Sean Cunningham (born July 4, 1985) is an American musician, singer-songwriter, recording artist, and former lead singer of New Zealand rock band Atlas (2005–2008) formed with Ben Campbell, (formerly of Zed), and most known for its debut album, Reasons for Voyaging (2007).

== Early life ==
Born and raised in Louisville, Kentucky, Cunningham attended Crosby Middle School and the Youth Performing Arts School (duPont Manual High School) where he was a Vocal Performance Major. Later he attended Middle Tennessee State University He then moved to Los Angeles in early 2005, where he began work with producer Hank Linderman (The Beach Boys, Eagles).

== Career ==
In April, 2005, while living in Los Angeles, at age 19, he was introduced by Hollywood, producer Hank Linderman (The Beach Boys, Eagles) to musician-siblings Ben and Beth Campbell for songwriting collaboration, shortly thereafter they formed the band Atlas and moved to New Zealand. There the band spent the next few years as one of the country's top rock groups. Their song "Crawl" was their first (commercially available) single, released in 2007. It is one of the most successful New Zealand rock songs of the 21st century, staying atop the charts at #1 for nine weeks - it boasts winning the New Zealand music award for highest selling single.
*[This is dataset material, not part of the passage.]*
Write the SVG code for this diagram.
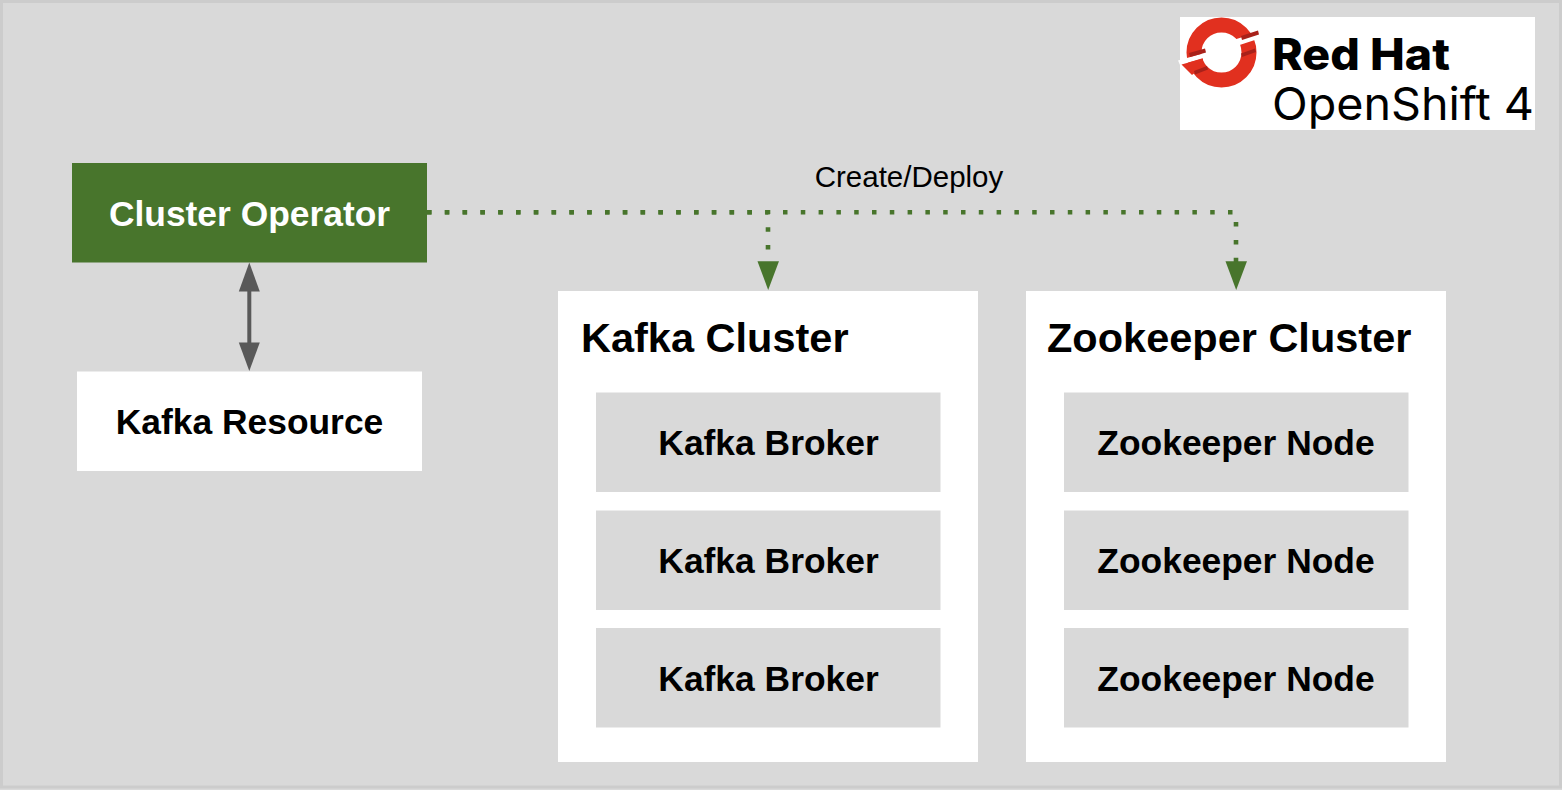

It, amongst other chart topping songs, was featured on their gold selling record "Reasons For Voyaging". After an MTV Australian Music Award nomination for "Best New Zealand Artist" and playing shows with such bands as Silverchair, Powderfinger and the Stereophonics, Atlas disbanded in late 2008.

Sean Cunningham, relocated to Nashville, Tennessee in early 2011, where he is currently working as a songwriter on several solo and group projects.

His current band, The Cunning, is gaining popularity in Nashville. They have released a self-titled EP, and are getting experience playing a variety of venues.